As antigas gestões familiares, baseadas na emoção, podem ter deixado vícios, marcas e desgastes na relação com a rede da franquia. O gestor profissional, ou o executivo contratado, não pode entrar para o negócio sem considerar o “ranço” de anos desse relacionamento quase pessoal.
Tenho visto, em diversas empresas, executivos que são contratados e, diante de uma rede “ressentida” pelas dificuldades e por anos de uma administração familiar, acabam se voltando para dentro e para frente, desprezando a história que cada franqueado desenvolveu com a rede em anos de relação.

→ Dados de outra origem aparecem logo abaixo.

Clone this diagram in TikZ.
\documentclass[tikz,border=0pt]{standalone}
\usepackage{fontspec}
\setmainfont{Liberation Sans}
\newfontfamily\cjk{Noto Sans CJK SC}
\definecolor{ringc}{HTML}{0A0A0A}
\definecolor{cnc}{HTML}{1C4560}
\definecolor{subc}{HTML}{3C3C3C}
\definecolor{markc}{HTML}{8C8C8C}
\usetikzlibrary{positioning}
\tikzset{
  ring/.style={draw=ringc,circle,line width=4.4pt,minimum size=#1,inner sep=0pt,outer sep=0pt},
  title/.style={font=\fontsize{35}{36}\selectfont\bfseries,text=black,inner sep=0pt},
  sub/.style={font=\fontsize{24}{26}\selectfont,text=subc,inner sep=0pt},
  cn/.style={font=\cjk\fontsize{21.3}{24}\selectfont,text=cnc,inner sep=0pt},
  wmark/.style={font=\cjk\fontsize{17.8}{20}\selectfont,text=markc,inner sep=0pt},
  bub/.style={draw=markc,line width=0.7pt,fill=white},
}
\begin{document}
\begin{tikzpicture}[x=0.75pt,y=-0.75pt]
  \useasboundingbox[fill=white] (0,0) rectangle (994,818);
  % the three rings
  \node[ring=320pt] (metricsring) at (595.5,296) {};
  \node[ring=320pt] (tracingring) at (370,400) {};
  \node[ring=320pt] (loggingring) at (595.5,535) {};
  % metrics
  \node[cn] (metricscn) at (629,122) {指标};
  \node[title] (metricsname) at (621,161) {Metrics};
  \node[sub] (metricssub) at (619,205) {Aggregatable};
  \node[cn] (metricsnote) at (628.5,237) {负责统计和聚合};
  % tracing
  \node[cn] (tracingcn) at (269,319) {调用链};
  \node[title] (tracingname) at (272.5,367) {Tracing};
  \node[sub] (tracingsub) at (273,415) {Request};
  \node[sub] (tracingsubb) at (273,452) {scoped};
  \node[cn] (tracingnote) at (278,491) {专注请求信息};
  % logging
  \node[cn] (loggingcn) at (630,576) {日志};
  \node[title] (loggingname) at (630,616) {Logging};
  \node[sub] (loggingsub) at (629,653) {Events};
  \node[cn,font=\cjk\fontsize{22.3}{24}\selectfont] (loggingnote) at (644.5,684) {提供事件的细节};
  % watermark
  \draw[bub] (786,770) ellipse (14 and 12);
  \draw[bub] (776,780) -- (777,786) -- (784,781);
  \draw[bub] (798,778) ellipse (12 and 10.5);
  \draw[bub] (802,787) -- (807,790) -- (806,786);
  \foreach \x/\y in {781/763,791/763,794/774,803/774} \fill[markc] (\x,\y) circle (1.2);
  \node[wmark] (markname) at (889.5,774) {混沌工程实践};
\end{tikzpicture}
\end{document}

É difícil entrar em relações já construídas, em ressentimentos instaurados e tentar “vender” o novo, a prosperidade e uma visão positiva do futuro. Mas, demonstrar que se tem essa intenção é essencial para seguir em frente. Profissionalizar é fundamental para crescer, para suportar e ultrapassar o atual momento da nossa economia, mas conquistando o apoio e o voto de confiança da rede pode ser mais fácil.
E como fazer isso? Como entrar numa rede formada em sua maioria por franqueados acostumados a lidar diretamente com os “donos” para resolver todas as questões?

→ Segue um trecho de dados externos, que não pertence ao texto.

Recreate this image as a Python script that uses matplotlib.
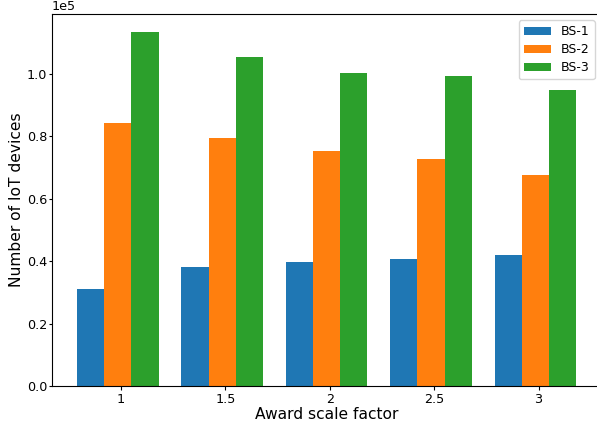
import numpy as np
import matplotlib
matplotlib.use("Agg")
import matplotlib.pyplot as plt

# award scale factors and number of IoT devices per base station
factors = ["1", "1.5", "2", "2.5", "3"]
bs1 = [31100, 38100, 39700, 40700, 42000]
bs2 = [84300, 79500, 75300, 72800, 67600]
bs3 = [113500, 105400, 100300, 99400, 94900]

series = [("BS-1", bs1, "#1f77b4"), ("BS-2", bs2, "#ff7f0e"), ("BS-3", bs3, "#2ca02c")]

fig = plt.figure(figsize=(5.97, 4.26), dpi=100)
ax = fig.add_axes([0.0871, 0.094, 0.92, 0.873])

x = np.arange(len(factors))
width = 0.26
for i, (name, vals, col) in enumerate(series):
    ax.bar(x + (i - 1) * width, vals, width, label=name, color=col)

ax.set_xticks(x + 0.03)
ax.set_xticklabels(factors, fontsize=9.2)
ax.tick_params(axis="x", length=2.9, pad=2.2)
ax.tick_params(axis="y", labelsize=9.2, length=1.9, pad=1.5)
ax.ticklabel_format(axis="y", style="sci", scilimits=(0, 0))
ax.yaxis.get_offset_text().set_fontsize(9.2)
ax.set_xlabel("Award scale factor", fontsize=11.2, labelpad=1)
ax.set_ylabel("Number of IoT devices", fontsize=11.2, labelpad=2)
ax.set_xlim(-0.63, 4.63)
ax.legend(loc="upper right", fontsize=9, labelspacing=0.4, handlelength=2.2)

fig.savefig("out.png", dpi=100)
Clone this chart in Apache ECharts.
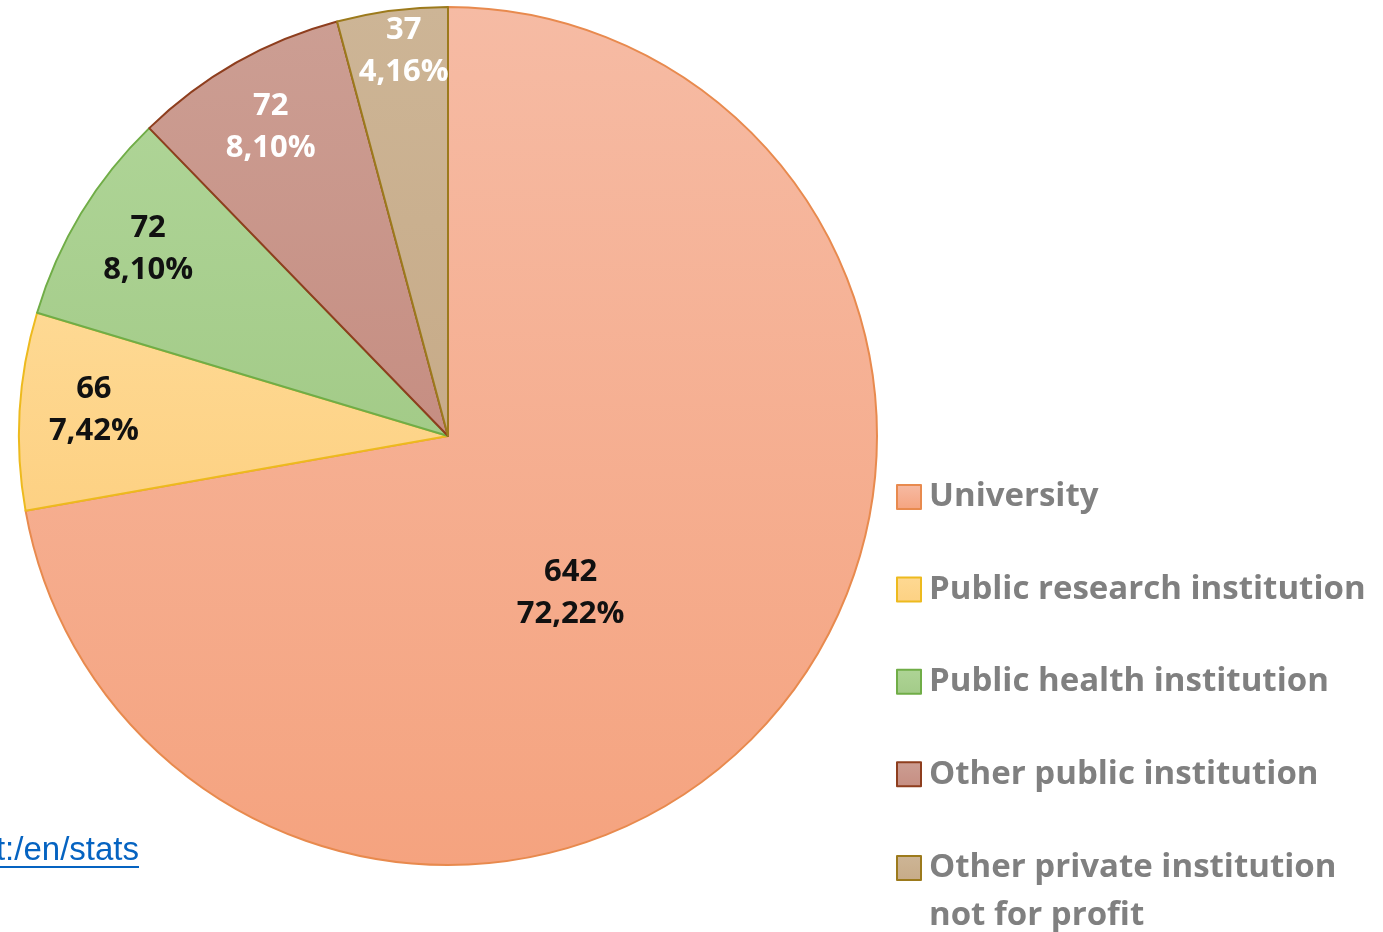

– Fazendo com que o “dono” participe ativamente do deslocamento da autoridade, fazendo com que ele, sistemática e gradativamente, vá repassando à sua equipe o processo de tomada de decisão. Ele não deixa de atender seus franqueados. Não se torna, de repente, uma pessoa inacessível. Ele continua recebendo as demandas e repassando aos seus subordinados, sem NUNCA passar por cima das decisões tomadas por eles, para não os desautorizar perante a rede da franquia. Assim, aos poucos, os próprios franqueados saberão que é mais rápido e eficaz falar direto com o responsável pelo assunto do que demandarem o “dono”;
-Ouvindo a rede. Os profissionais contratados têm que dedicar um tempo da agenda para visitar e ouvir a rede. Vão estreitar a relação e ouvir reclamações? CLARO! Mas formarão seu próprio convencimento em relação às pessoas dos franqueados, porque o desgaste e o ressentimento existem dos dois lados, e conhecer as verdades dos outros pode lhes fazer entender melhor o desenrolar dos anos de relacionamento. Não é a visão de quem está na empresa (já envolvido por um relacionamento quase “pessoal”) que norteará as novas decisões, e sim o conhecimento e a percepção de quem chegou para ser objetivo, pontual, e acima de tudo profissional na gestão da rede;
– Comunicando, compartilhando e alinhando as expectativas. É importante deixar bem claras a finalidade e a intenção da franqueadora com a mudança na gestão e quais são as expectativas para o futuro da empresa a partir das modificações implementadas.
Resumindo
Transparência no processo e pés no chão nos projetos de futuro, considerando que todos que já fazem parte do negócio, conhecem muito bem as limitações da rede e que não será possível transmutá-las completamente logo de cara.
Quem acaba de entrar não pode desprezar a história de quem já está lá. Trabalhar, mudar, crescer e inovar com o apoio da rede deve ser o objetivo. Por isso conquistá-la, ou pelo menos tentar, deve ser o foco inicial.